__WRITTEN INSTRUCTION__:
Print, exactly and with both ends included, the lines below that run from the one containing "Write a LaTeX" to the one containing "(63,83) rectangle (413,543);". Pictures are omitted.

__THE INPUT__:
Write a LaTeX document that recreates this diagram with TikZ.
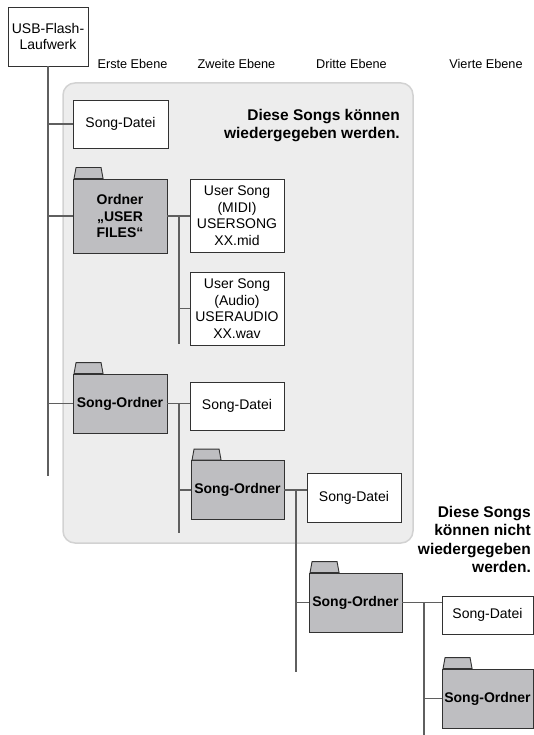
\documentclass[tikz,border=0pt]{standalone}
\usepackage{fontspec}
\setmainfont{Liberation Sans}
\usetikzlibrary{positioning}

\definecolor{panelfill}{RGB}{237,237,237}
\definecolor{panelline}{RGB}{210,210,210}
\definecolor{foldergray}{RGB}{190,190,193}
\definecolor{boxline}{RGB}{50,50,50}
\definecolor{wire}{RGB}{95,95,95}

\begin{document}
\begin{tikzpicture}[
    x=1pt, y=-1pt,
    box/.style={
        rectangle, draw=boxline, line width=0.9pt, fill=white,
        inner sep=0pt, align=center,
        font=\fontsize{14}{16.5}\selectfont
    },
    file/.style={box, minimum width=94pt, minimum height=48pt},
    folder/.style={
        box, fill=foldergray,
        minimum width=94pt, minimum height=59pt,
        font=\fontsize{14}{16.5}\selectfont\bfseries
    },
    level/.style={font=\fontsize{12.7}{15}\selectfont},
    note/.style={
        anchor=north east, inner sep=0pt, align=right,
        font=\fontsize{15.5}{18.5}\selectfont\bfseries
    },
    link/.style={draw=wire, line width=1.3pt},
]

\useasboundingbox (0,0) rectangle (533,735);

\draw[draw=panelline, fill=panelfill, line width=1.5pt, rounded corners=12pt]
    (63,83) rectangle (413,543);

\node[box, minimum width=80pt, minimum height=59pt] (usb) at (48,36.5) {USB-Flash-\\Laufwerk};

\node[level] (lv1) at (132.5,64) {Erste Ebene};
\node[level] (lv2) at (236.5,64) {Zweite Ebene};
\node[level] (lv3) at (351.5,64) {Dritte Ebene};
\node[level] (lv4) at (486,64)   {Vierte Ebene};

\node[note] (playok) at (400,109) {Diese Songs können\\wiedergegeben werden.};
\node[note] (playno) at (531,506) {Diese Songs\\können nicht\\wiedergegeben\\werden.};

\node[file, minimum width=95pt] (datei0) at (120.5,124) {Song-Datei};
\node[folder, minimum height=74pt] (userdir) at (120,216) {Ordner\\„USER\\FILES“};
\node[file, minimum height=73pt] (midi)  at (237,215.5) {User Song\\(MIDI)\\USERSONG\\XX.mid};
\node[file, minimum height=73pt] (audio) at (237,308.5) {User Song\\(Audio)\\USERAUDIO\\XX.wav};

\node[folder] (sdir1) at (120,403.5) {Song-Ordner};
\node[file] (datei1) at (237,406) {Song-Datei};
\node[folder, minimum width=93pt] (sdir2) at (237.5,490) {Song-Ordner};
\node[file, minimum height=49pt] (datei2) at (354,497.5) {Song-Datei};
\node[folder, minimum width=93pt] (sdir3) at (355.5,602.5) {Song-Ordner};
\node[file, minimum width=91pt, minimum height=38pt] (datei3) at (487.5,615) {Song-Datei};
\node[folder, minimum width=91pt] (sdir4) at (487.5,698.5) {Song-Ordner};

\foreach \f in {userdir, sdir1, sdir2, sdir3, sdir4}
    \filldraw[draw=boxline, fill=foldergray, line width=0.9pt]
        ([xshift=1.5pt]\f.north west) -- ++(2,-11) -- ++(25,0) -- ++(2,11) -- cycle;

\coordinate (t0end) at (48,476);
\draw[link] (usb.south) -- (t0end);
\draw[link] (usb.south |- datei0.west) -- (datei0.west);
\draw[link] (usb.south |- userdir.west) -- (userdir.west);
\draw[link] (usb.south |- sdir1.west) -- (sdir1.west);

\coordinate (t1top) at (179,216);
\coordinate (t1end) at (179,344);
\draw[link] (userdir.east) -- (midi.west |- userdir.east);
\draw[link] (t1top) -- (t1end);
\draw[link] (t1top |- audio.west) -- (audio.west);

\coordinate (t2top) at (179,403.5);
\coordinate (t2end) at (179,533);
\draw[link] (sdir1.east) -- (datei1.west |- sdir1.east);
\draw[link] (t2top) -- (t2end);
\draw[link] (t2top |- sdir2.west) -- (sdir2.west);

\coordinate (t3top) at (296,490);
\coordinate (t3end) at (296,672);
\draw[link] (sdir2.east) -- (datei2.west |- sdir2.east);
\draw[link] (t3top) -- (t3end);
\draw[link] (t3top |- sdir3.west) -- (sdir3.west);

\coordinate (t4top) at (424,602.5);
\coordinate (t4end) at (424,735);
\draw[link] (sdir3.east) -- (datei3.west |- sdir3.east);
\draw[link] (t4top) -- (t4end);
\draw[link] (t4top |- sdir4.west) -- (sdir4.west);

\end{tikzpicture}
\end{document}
...
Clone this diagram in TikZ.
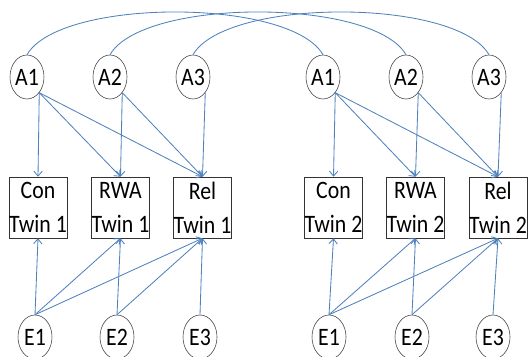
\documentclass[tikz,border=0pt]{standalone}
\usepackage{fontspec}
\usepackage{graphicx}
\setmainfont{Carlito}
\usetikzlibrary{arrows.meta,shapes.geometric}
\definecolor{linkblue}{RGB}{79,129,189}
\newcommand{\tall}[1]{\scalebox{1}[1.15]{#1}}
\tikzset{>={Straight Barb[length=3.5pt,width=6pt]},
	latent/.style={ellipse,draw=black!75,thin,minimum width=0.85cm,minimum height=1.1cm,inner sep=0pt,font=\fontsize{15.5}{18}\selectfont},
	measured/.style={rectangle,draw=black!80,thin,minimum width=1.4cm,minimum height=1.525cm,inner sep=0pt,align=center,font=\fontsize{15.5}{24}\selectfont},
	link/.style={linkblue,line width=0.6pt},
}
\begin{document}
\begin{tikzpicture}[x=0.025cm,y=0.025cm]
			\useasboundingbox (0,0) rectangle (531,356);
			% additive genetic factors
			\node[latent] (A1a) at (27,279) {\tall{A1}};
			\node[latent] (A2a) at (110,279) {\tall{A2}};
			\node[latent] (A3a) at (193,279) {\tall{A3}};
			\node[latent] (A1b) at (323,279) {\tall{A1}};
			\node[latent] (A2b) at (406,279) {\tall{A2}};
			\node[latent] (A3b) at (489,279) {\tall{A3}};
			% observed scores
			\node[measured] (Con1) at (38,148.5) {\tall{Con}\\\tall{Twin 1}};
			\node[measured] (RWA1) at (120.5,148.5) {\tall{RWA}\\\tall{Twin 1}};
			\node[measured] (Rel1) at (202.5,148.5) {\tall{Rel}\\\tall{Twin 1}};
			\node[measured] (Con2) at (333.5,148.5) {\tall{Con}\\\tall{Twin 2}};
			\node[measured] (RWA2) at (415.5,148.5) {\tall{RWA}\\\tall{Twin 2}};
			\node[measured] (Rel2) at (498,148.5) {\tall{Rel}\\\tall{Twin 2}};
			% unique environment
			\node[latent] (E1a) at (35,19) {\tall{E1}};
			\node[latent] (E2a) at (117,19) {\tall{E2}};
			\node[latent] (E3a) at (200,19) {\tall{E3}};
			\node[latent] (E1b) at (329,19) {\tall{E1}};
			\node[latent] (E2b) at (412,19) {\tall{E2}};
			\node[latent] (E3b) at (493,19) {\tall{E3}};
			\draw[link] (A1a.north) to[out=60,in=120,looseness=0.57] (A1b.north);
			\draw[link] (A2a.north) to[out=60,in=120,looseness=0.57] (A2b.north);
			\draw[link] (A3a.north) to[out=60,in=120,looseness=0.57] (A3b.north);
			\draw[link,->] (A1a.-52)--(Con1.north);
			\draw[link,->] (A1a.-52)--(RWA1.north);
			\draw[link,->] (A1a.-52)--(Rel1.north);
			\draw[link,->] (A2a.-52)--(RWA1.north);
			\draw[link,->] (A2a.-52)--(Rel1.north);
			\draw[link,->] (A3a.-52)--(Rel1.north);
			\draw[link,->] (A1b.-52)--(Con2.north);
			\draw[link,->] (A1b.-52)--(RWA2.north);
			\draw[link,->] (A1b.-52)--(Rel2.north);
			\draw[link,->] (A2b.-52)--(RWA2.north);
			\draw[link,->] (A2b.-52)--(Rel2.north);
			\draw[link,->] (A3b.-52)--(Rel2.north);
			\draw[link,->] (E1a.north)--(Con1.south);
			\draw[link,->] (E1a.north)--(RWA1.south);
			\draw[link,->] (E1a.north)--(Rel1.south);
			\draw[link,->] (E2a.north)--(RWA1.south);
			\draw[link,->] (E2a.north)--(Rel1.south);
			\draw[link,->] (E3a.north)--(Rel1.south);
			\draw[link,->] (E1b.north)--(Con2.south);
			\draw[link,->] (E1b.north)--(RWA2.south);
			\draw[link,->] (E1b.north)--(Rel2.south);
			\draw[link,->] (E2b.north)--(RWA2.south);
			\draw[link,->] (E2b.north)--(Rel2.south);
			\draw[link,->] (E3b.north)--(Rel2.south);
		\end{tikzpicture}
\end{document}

__REPLY__:
Write a LaTeX document that recreates this diagram with TikZ.
\documentclass[tikz,border=0pt]{standalone}
\usepackage{fontspec}
\setmainfont{Liberation Sans}
\usetikzlibrary{positioning}

\definecolor{panelfill}{RGB}{237,237,237}
\definecolor{panelline}{RGB}{210,210,210}
\definecolor{foldergray}{RGB}{190,190,193}
\definecolor{boxline}{RGB}{50,50,50}
\definecolor{wire}{RGB}{95,95,95}

\begin{document}
\begin{tikzpicture}[
    x=1pt, y=-1pt,
    box/.style={
        rectangle, draw=boxline, line width=0.9pt, fill=white,
        inner sep=0pt, align=center,
        font=\fontsize{14}{16.5}\selectfont
    },
    file/.style={box, minimum width=94pt, minimum height=48pt},
    folder/.style={
        box, fill=foldergray,
        minimum width=94pt, minimum height=59pt,
        font=\fontsize{14}{16.5}\selectfont\bfseries
    },
    level/.style={font=\fontsize{12.7}{15}\selectfont},
    note/.style={
        anchor=north east, inner sep=0pt, align=right,
        font=\fontsize{15.5}{18.5}\selectfont\bfseries
    },
    link/.style={draw=wire, line width=1.3pt},
]

\useasboundingbox (0,0) rectangle (533,735);

\draw[draw=panelline, fill=panelfill, line width=1.5pt, rounded corners=12pt]
    (63,83) rectangle (413,543);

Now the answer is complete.